In the present case, we are satisfied that the judge acted within his discretion in deciding the relevance of the redeposit scheme evidence and any prejudice likely to be caused by its admission. See Sidney Binder, Inc. v. Jewelers Mut. Ins. Co., 28 Mass.App.Ct. 459, 462, 552 N.E.2d 568 (1990). Evidence of the redeposit scheme was relevant to the jury's understanding of Malick's entire embezzlement scheme and the bank employees' state of mind as that scheme unfolded; it plainly was relevant to Prestige's claim that the redeposit scheme was part of Malick's strategy, common to all three schemes, to ensure that the bank would make exceptions for him, as a familiar face associated with a valued business customer, and would come to treat Prestige loan payoff checks in accordance with his instructions, not in the manner they were written, and without notifying the account owner.9

Nor was evidence of the redeposit scheme unfairly prejudicial to the bank, at least in part because the jury repeatedly heard testimony that the redeposit scheme itself resulted in a wash—that it caused no harm to Prestige.

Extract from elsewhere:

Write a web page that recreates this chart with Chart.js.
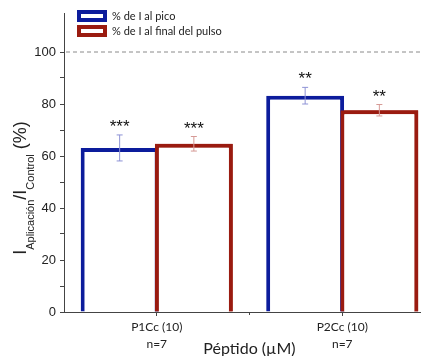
<!DOCTYPE html>
<html>
<head>
<meta charset="utf-8">
<script src="https://cdn.jsdelivr.net/npm/chart.js@4.4.1/dist/chart.umd.min.js"></script>
<style>
  html, body { margin: 0; padding: 0; background: #fff; overflow: hidden; }
  #wrap { width: 435px; height: 356px; }
</style>
</head>
<body>
<div id="wrap"><canvas id="barChart" width="435" height="356"></canvas></div>
<script>
const categories = ['P1Cc (10)', 'P2Cc (10)']
const nLabels = ['n=7', 'n=7']
const seriesLabels = ['% de I al pico', '% de I al final del pulso']
const picoValues = [63.1, 83.2]
const picoErrors = [5.0, 3.2]
const finalValues = [64.7, 77.6]
const finalErrors = [2.8, 2.2]
const picoStars = ['***', '**']
const finalStars = ['***', '**']
const yTicks = [0, 20, 40, 60, 80, 100]
const refLine = 100

const blue = '#0c1c9c'
const red = '#9a1b10'

// error bars, significance stars, reference line, legend and axis titles
const extras = {
  id: 'extras',
  beforeDatasetsDraw(chart) {
    const { ctx, chartArea, scales } = chart
    const y = scales.y.getPixelForValue(refLine)
    ctx.save()
    ctx.strokeStyle = '#8a8a8a'
    ctx.lineWidth = 1
    ctx.setLineDash([4, 3])
    ctx.beginPath()
    ctx.moveTo(chartArea.left + 2, y)
    ctx.lineTo(chartArea.right, y)
    ctx.stroke()
    ctx.restore()
  },
  afterDatasetsDraw(chart) {
    const { ctx, chartArea, scales } = chart
    const ys = scales.y
    ctx.save()
    // second series sits on top of the first one where they overlap
    chart.getDatasetMeta(1).data.forEach(el => el.draw(ctx))

    const groups = [
      { vals: picoValues, errs: picoErrors, stars: picoStars, col: '#8e93d6' },
      { vals: finalValues, errs: finalErrors, stars: finalStars, col: '#d69a96' }
    ]
    groups.forEach((g, di) => {
      const meta = chart.getDatasetMeta(di)
      g.vals.forEach((v, i) => {
        const x = meta.data[i].x
        const top = ys.getPixelForValue(v + g.errs[i])
        const bot = ys.getPixelForValue(v - g.errs[i])
        ctx.strokeStyle = g.col
        ctx.lineWidth = 1
        ctx.beginPath()
        ctx.moveTo(x, top); ctx.lineTo(x, bot)
        ctx.moveTo(x - 3, top); ctx.lineTo(x + 3, top)
        ctx.moveTo(x - 3, bot); ctx.lineTo(x + 3, bot)
        ctx.stroke()
        ctx.fillStyle = '#111'
        ctx.font = '17px "Liberation Sans", Arial'
        ctx.textAlign = 'center'
        ctx.textBaseline = 'alphabetic'
        ctx.fillText(g.stars[i], x, top - 3)
      })
    })

    // middle tick between the two categories
    const xs = scales.x
    const mid = (xs.getPixelForValue(0) + xs.getPixelForValue(1)) / 2
    ctx.strokeStyle = '#444'
    ctx.lineWidth = 1
    ctx.beginPath()
    ctx.moveTo(mid, chartArea.bottom)
    ctx.lineTo(mid, chartArea.bottom + 3)
    ctx.stroke()

    // legend
    const cols = [blue, red]
    const rowsY = [16, 31]
    seriesLabels.forEach((lab, i) => {
      ctx.strokeStyle = cols[i]
      ctx.lineWidth = 4
      ctx.strokeRect(79, rowsY[i] - 4, 26, 8)
      ctx.fillStyle = '#222'
      ctx.font = '11px Lato, "Open Sans", sans-serif'
      ctx.textAlign = 'left'
      ctx.textBaseline = 'middle'
      ctx.fillText(lab, 112, rowsY[i])
    })

    // x axis title
    ctx.fillStyle = '#222'
    ctx.font = '16px Lato, "Open Sans", sans-serif'
    ctx.textAlign = 'center'
    ctx.textBaseline = 'top'
    ctx.fillText('Péptido (µM)', mid, 341)

    // y axis title with subscripts
    const parts = [
      { t: 'I', big: true },
      { t: 'Aplicación', big: false },
      { t: '/', big: true },
      { t: 'I', big: true },
      { t: 'Control', big: false },
      { t: ' (%)', big: true }
    ]
    const bigFont = '18px "Liberation Sans", Arial'
    const smallFont = '11px "Liberation Sans", Arial'
    let total = 0
    parts.forEach(p => {
      ctx.font = p.big ? bigFont : smallFont
      p.w = ctx.measureText(p.t).width
      total += p.w
    })
    ctx.translate(26, 188)
    ctx.rotate(-Math.PI / 2)
    ctx.textAlign = 'left'
    ctx.textBaseline = 'alphabetic'
    let px = -total / 2
    parts.forEach(p => {
      ctx.font = p.big ? bigFont : smallFont
      ctx.fillText(p.t, px, p.big ? 0 : 8)
      px += p.w
    })
    ctx.restore()
  }
}

new Chart(document.getElementById('barChart').getContext('2d'), {
  type: 'bar',
  data: {
    labels: categories.map((c, i) => [c, nLabels[i]]),
    datasets: [
      {
        label: seriesLabels[0],
        data: picoValues,
        backgroundColor: '#ffffff',
        borderColor: blue,
        borderWidth: 4,
        borderSkipped: 'bottom'
      },
      {
        label: seriesLabels[1],
        data: finalValues,
        backgroundColor: '#ffffff',
        borderColor: red,
        borderWidth: 4,
        borderSkipped: 'bottom'
      }
    ]
  },
  options: {
    responsive: false,
    animation: false,
    layout: { padding: { top: 13, right: 0, left: 0, bottom: 0 } },
    categoryPercentage: 0.8,
    barPercentage: 1.05,
    plugins: {
      legend: { display: false },
      tooltip: { enabled: false }
    },
    scales: {
      x: {
        afterFit: scale => { scale.height = 44 },
        border: { color: '#444', width: 1 },
        grid: { display: true, drawOnChartArea: false, offset: false, tickLength: 4, color: '#444' },
        ticks: {
          color: '#222',
          font: { family: 'Lato, "Open Sans", sans-serif', size: 12, lineHeight: 1.45 },
          padding: 2,
          maxRotation: 0
        }
      },
      y: {
        min: 0,
        max: 115,
        afterFit: scale => { scale.width = 64 },
        afterBuildTicks: scale => {
          scale.ticks = scale.ticks.filter(t => t.value % 10 === 0)
        },
        border: { color: '#444', width: 1 },
        grid: { display: true, drawOnChartArea: false, tickLength: 4, color: '#444' },
        ticks: {
          stepSize: 10,
          color: '#222',
          padding: 4,
          font: { family: '"Liberation Sans", Arial', size: 13 },
          callback: v => (yTicks.includes(v) ? v : '')
        }
      }
    }
  },
  plugins: [extras]
})
</script>
</body>
</html>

We also reject the bank's assertion that the conversations between Malick and Levandosky regarding the redeposit scheme were unfairly prejudicial and not relevant because Levandosky did not work at the bank's South Weymouth branch and was not involved in the treasurer's check transactions. As noted, the jury reasonably could infer that Levandosky was contacted by a bank employee from the South Weymouth branch concerning Malick's misuse of the payoff checks, and it was for the jury to assess the...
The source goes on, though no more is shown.